──────── Recorded data

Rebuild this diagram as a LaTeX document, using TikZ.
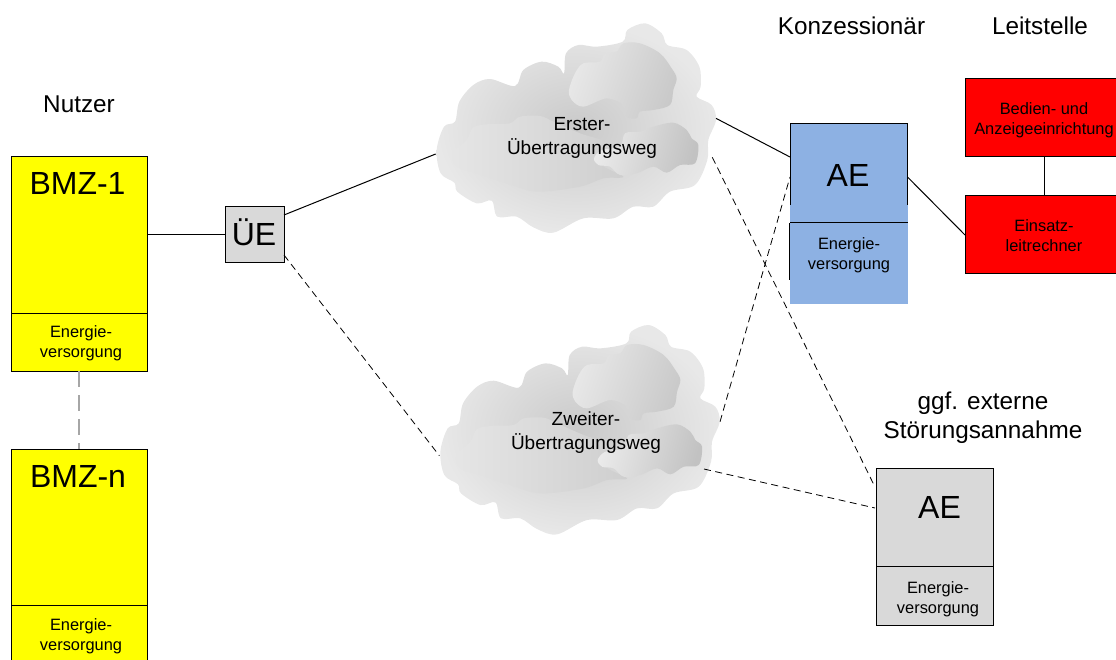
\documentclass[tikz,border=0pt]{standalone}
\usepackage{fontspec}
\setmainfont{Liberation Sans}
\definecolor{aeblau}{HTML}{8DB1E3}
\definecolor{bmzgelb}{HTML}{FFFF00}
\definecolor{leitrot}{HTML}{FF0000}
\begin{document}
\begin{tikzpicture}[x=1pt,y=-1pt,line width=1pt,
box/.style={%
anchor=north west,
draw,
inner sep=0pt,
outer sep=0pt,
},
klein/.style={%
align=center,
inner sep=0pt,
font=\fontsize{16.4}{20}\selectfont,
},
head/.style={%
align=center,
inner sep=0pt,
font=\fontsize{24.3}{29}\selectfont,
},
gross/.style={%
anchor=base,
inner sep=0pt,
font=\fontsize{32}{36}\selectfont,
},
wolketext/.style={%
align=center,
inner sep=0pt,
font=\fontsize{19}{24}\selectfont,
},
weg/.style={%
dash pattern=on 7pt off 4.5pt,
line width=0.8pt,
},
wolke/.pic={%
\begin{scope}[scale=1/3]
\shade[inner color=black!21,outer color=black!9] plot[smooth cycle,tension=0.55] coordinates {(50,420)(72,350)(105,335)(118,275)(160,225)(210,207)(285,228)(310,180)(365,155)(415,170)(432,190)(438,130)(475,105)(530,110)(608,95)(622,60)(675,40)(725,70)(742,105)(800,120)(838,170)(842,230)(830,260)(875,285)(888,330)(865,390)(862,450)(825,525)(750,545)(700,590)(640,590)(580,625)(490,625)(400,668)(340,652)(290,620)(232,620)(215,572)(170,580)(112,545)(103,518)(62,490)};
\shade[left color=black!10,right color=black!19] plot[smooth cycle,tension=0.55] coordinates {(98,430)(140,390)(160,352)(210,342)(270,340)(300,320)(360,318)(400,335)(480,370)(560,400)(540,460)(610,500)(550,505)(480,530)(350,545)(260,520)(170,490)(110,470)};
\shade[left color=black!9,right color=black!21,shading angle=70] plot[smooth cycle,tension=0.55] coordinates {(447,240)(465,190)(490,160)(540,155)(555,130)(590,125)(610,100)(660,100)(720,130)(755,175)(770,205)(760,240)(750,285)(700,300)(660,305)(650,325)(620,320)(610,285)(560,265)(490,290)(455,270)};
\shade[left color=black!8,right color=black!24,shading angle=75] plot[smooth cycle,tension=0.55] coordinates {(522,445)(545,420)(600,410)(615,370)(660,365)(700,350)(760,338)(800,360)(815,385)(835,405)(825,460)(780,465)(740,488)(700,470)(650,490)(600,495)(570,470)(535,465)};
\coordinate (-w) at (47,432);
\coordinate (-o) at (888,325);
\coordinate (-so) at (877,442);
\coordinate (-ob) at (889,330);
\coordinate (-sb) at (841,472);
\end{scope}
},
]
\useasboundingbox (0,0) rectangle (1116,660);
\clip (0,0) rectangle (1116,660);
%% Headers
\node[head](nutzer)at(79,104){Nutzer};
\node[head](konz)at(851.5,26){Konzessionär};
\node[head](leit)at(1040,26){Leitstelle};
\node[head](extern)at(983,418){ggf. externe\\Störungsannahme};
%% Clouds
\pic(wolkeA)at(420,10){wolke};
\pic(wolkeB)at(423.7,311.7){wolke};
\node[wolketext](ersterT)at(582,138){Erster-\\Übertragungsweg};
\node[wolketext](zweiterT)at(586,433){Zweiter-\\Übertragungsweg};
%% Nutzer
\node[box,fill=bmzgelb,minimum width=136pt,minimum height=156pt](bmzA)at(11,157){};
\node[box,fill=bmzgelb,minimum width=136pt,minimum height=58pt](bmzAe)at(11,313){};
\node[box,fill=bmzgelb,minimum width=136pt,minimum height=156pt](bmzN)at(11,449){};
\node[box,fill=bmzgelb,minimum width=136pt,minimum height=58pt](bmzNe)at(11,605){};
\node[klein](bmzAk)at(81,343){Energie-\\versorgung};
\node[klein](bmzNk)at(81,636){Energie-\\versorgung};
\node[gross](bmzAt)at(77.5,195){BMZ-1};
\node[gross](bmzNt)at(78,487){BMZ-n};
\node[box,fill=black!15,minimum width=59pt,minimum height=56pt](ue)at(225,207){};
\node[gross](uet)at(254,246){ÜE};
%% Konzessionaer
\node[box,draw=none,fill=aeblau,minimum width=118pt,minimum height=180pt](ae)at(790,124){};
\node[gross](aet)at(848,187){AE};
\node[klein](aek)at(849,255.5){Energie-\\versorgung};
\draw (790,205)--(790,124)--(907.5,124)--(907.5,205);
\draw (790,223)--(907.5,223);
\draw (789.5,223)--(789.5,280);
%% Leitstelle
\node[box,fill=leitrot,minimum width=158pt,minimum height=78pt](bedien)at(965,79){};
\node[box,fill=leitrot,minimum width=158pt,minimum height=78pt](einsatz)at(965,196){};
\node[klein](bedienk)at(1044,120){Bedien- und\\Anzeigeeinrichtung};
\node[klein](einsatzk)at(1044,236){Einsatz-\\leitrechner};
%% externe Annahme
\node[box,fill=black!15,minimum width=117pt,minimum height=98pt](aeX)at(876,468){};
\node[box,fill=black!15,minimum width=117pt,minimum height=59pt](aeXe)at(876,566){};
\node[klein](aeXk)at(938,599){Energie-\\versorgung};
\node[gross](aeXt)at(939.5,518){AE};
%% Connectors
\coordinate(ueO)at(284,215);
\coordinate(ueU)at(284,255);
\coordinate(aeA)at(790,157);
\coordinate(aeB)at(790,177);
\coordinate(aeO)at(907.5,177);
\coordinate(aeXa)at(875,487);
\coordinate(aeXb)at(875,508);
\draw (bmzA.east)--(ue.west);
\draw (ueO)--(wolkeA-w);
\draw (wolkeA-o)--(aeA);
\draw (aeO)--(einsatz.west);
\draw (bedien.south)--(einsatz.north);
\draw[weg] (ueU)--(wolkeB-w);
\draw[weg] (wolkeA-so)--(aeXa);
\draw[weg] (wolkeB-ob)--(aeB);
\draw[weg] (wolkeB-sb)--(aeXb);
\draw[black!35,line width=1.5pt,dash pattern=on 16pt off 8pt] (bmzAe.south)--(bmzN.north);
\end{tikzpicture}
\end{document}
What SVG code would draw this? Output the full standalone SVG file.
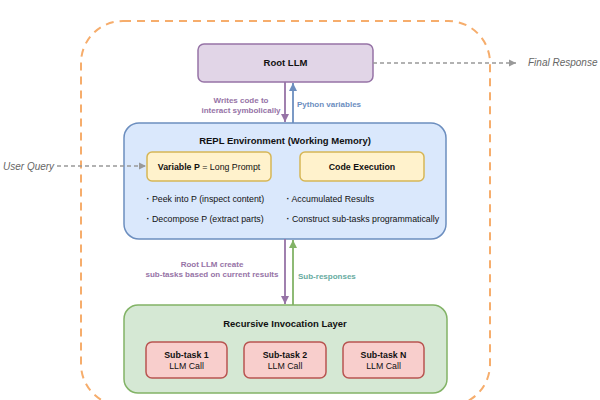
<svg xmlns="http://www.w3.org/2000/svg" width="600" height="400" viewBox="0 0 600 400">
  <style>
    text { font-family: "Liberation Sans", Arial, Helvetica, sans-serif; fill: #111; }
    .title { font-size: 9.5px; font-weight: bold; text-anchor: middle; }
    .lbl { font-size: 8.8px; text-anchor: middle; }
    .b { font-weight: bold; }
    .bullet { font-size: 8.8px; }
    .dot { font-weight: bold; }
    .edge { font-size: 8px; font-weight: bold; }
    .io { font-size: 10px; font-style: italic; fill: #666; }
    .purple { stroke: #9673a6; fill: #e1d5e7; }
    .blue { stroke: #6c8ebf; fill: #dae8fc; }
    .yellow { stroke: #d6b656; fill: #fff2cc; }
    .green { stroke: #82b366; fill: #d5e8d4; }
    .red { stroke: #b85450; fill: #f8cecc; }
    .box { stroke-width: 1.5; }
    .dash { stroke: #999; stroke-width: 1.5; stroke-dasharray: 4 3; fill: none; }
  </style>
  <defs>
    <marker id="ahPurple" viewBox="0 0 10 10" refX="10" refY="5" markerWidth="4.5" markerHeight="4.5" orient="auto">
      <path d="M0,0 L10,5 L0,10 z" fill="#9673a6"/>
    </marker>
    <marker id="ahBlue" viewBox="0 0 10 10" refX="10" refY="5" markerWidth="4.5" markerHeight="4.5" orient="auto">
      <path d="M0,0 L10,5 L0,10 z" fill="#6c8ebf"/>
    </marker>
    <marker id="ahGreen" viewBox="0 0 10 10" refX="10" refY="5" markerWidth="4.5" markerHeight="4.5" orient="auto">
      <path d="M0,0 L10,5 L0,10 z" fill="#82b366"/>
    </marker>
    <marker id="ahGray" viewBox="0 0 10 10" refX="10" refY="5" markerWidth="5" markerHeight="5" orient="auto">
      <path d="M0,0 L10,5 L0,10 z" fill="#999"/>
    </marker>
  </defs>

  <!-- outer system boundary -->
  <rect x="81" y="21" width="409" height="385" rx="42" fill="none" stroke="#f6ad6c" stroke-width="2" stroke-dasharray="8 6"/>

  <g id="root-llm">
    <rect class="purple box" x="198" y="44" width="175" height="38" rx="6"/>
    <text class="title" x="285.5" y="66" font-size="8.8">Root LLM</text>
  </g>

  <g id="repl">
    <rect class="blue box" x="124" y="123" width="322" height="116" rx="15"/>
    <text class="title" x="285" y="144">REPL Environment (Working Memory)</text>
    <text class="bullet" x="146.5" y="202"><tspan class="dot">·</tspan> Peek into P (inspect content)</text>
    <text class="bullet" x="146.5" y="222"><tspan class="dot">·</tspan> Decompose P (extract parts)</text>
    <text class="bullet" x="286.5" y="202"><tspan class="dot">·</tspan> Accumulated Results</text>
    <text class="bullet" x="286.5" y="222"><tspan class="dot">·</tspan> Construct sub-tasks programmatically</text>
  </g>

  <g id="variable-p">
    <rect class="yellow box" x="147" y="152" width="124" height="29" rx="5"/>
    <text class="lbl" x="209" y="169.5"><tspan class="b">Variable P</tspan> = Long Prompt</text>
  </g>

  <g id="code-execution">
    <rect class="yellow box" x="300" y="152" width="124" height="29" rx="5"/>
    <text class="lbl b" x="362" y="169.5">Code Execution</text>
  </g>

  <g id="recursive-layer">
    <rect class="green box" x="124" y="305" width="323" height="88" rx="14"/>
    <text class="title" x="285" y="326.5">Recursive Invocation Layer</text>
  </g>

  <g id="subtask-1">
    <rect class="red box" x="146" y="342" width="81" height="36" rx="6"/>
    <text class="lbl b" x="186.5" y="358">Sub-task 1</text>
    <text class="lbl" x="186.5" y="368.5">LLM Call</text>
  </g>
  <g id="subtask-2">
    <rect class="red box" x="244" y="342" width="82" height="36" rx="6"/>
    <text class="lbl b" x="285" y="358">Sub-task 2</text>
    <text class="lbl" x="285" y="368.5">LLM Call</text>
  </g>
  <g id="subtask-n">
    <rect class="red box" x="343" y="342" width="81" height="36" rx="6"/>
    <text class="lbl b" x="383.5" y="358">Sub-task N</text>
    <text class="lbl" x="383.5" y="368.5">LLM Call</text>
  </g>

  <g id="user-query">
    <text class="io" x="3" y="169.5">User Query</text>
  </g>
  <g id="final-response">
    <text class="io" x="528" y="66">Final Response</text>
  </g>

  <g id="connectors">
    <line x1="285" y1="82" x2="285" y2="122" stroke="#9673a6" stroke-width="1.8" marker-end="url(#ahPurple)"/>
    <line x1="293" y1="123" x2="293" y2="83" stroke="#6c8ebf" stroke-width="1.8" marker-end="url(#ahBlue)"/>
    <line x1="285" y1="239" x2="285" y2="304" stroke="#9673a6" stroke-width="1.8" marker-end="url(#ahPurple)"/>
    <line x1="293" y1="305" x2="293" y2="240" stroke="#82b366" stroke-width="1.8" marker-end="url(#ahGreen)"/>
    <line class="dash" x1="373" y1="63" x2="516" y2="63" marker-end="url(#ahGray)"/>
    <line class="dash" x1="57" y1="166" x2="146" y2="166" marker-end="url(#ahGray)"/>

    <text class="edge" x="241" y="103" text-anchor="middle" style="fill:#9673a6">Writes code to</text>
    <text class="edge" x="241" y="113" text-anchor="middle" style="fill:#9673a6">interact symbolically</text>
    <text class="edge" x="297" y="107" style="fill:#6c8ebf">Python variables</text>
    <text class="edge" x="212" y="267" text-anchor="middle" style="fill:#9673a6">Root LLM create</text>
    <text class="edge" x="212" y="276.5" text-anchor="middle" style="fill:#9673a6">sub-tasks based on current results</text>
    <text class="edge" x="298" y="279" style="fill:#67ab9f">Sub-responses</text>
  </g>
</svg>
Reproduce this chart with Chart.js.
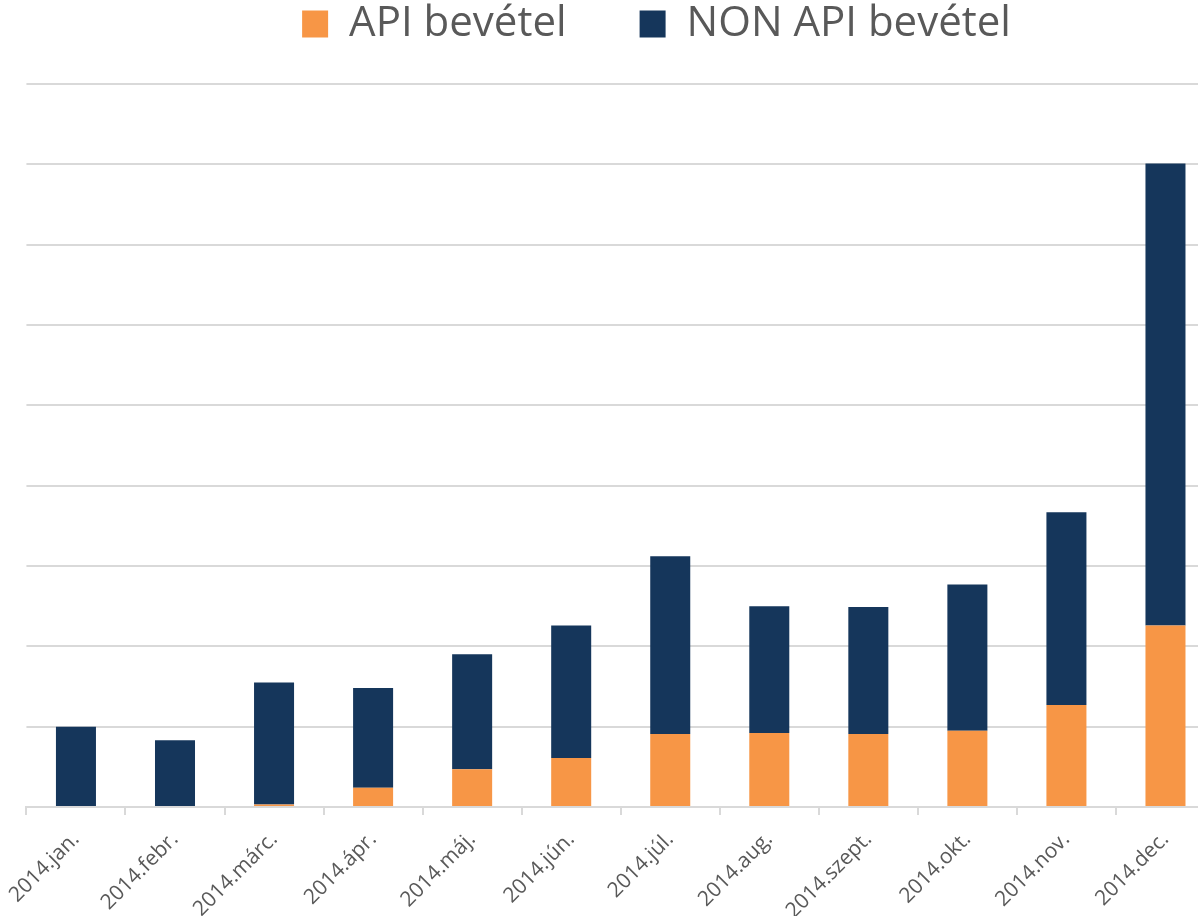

────────────────

What the exercise asks >>
Gather from the entries above all lines that include the string "standalone".

Output of the task >>
\documentclass[tikz,border=0pt]{standalone}
What SVG code would draw this? Output the full standalone SVG file.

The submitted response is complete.